People assume that published authors sit down and write something amazing.

Like the first version is super close to the one you eventually read.

It’s not. Not even a little.

And I say that as someone who has now written four books.

Your first draft is not supposed to be good.

I don’t mean that in the “be kind to yourself” way people say it when they’re trying to make you feel better.

I mean it literally.

A first draft is not the book. It’s the raw material for the book.

Here’s proof.

My fourth book, Love, Loss & Lizard Poop, is expected out later this year. I’m super excited about it.

But my first draft? It was half the book it is now.

Half.

 

Not half as polished. Not half as edited. Half the pages. 

Entire stories that belong in the book didn’t exist on paper yet.
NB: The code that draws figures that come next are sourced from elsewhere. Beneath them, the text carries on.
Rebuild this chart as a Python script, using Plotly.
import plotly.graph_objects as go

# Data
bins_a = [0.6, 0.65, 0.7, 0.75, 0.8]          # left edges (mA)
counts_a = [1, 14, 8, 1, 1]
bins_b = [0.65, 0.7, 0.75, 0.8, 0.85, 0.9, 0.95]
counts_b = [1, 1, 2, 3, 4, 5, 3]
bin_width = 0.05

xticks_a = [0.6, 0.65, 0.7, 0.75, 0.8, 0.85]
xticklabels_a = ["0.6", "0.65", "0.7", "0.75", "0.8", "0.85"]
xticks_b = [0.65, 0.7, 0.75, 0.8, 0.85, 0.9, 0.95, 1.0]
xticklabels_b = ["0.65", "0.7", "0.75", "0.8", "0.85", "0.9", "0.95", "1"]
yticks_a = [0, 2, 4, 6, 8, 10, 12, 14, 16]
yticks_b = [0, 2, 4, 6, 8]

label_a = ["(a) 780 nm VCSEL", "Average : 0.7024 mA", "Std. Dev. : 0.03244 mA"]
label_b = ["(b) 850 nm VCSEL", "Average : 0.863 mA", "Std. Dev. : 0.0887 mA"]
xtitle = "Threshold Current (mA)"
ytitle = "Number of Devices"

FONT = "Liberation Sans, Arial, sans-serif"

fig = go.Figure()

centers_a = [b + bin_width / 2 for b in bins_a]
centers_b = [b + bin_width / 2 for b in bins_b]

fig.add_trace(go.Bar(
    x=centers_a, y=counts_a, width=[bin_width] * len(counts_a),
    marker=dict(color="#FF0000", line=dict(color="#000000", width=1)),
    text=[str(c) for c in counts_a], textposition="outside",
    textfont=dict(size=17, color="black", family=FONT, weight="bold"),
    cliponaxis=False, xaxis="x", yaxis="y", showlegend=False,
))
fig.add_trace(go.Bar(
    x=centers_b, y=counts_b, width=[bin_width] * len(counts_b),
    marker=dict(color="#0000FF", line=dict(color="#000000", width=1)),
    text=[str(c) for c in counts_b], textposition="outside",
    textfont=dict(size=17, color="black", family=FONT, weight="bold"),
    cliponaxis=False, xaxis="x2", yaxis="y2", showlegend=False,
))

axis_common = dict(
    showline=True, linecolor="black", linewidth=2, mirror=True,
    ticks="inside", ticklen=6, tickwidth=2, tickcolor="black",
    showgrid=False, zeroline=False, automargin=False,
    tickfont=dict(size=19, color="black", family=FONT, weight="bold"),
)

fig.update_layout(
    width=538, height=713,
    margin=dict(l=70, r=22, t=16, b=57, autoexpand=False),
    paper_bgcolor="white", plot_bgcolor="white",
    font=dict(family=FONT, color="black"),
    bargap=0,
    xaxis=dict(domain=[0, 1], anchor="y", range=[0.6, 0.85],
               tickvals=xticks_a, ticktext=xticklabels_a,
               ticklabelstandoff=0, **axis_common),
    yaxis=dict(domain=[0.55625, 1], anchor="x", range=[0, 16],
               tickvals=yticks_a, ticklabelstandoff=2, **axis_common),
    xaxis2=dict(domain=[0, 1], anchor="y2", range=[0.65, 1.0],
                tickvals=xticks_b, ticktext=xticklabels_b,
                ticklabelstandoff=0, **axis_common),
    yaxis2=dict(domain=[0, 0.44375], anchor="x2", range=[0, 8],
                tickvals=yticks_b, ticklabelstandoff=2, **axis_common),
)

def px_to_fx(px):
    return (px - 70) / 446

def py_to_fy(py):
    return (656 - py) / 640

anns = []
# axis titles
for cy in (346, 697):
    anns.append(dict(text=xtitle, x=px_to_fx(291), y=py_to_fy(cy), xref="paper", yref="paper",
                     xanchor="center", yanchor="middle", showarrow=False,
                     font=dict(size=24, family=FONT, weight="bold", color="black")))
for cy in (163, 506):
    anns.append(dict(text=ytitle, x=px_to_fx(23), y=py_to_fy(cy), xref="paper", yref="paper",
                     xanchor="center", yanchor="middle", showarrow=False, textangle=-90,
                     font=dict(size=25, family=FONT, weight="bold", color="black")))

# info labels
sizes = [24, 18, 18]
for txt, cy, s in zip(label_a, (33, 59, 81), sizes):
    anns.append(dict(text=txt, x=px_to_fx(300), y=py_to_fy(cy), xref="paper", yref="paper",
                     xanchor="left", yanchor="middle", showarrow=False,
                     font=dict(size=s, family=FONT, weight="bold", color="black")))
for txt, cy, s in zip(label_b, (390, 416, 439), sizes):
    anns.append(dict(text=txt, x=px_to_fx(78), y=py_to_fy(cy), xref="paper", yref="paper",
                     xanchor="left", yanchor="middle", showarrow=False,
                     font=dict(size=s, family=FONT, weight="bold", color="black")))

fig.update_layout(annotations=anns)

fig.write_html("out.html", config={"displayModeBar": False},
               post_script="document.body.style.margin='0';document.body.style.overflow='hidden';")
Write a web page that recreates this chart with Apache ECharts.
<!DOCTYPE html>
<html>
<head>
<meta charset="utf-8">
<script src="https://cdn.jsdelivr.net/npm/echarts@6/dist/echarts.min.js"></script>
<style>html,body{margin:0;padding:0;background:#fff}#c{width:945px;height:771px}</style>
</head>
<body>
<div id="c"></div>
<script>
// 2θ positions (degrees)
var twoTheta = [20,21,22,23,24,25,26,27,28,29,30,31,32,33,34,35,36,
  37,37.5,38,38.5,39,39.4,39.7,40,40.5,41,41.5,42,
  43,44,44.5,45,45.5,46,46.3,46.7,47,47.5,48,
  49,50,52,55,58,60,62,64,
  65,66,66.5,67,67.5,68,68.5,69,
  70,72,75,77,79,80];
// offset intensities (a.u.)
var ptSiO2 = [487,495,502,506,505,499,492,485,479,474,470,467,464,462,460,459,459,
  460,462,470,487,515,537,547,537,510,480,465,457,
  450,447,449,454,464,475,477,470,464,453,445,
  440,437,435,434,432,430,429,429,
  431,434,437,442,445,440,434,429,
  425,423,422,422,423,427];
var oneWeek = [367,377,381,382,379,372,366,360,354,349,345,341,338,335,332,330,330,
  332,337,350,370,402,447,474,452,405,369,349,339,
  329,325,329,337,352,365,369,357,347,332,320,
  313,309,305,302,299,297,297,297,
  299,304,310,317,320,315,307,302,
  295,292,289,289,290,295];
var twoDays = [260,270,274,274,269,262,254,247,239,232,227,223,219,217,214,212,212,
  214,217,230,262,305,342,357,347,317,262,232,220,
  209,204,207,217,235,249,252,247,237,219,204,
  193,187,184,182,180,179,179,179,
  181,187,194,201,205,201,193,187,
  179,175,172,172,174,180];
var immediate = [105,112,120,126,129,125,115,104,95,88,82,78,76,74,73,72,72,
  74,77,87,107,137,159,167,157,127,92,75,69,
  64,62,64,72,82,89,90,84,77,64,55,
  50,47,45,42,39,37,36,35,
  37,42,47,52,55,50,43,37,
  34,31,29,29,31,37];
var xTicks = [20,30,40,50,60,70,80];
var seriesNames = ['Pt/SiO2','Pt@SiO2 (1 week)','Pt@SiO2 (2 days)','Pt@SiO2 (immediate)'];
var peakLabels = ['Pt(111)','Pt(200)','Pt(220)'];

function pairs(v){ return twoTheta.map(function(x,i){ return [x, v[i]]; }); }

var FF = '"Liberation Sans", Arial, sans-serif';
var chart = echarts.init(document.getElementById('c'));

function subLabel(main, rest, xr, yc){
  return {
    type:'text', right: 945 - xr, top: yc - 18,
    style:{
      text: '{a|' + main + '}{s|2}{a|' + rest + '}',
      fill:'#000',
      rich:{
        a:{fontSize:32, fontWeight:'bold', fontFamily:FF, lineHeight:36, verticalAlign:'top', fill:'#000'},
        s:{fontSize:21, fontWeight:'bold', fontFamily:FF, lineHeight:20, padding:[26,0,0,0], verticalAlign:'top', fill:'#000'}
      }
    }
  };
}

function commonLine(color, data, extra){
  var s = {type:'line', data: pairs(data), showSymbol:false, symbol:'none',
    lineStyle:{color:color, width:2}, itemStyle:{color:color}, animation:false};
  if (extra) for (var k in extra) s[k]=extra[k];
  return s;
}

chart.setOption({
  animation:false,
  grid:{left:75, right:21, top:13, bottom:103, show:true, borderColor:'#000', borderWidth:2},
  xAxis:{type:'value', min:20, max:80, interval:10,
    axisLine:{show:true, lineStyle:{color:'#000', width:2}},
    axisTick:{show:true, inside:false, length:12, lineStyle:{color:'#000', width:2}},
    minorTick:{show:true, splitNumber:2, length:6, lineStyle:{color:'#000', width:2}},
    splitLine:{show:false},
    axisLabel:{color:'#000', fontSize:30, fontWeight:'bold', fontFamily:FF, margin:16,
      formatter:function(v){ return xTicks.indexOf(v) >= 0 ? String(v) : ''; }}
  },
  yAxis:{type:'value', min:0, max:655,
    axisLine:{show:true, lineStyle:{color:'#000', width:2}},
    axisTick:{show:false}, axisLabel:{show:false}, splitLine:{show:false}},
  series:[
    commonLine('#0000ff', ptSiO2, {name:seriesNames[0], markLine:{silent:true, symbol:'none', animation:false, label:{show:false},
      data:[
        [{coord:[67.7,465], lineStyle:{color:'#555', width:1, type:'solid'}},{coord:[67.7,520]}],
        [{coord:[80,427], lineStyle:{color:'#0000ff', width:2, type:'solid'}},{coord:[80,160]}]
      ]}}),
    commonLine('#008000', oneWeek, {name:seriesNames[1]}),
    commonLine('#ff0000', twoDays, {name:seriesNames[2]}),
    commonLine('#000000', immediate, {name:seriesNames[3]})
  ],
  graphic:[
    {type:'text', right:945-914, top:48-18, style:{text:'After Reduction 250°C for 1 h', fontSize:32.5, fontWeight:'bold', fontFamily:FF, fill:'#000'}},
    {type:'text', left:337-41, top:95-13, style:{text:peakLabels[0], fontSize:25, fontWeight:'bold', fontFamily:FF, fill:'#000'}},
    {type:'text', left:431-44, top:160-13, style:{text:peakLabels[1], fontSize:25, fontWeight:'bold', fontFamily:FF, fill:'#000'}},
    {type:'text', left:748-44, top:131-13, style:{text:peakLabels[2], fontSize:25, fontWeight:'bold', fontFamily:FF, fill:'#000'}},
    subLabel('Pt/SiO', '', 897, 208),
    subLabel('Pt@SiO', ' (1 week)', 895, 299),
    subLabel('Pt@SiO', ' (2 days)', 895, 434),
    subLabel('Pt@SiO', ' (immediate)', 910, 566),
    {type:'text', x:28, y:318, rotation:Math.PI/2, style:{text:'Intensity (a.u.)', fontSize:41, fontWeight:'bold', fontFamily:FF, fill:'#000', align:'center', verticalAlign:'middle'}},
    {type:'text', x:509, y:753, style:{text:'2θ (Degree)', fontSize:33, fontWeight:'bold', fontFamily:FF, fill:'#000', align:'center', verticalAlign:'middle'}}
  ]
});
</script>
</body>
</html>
Chapters that may be some of the most meaningful ones, weren’t written. 

Those came later, in the second and third drafts, when I finally understood in detail how to bring you, the reader, along with me. So you feel what it’s like to have been there, and hopefully form a relationship with some of the animal stars of the book.

That’s the part that nobody tells you.

Even if you start with an outline, which I hope you did, you don’t always know the full scope of what your book needs until you’ve written it once.

The first draft is how you find out.

So if you’ve ever started something and thought, “this sucks,” I want you to hear this: that feeling is part of the process, not a sign of failure.

The authors who finish books aren’t the ones who write perfect the first time.

They’re the ones who keep going anyway.

They get the messy vomit draft down. Then they figure out what’s missing. Then they write that too.

The book gets built in layers, not in one inspired pour.

And this isn’t just true for books.

The first version of anything, a new business, a hard conversation, a life change you’ve been circling, is allowed to be rough. The point of a first attempt isn’t to get it right. It’s to get enough down that you can see what you’re actually working with.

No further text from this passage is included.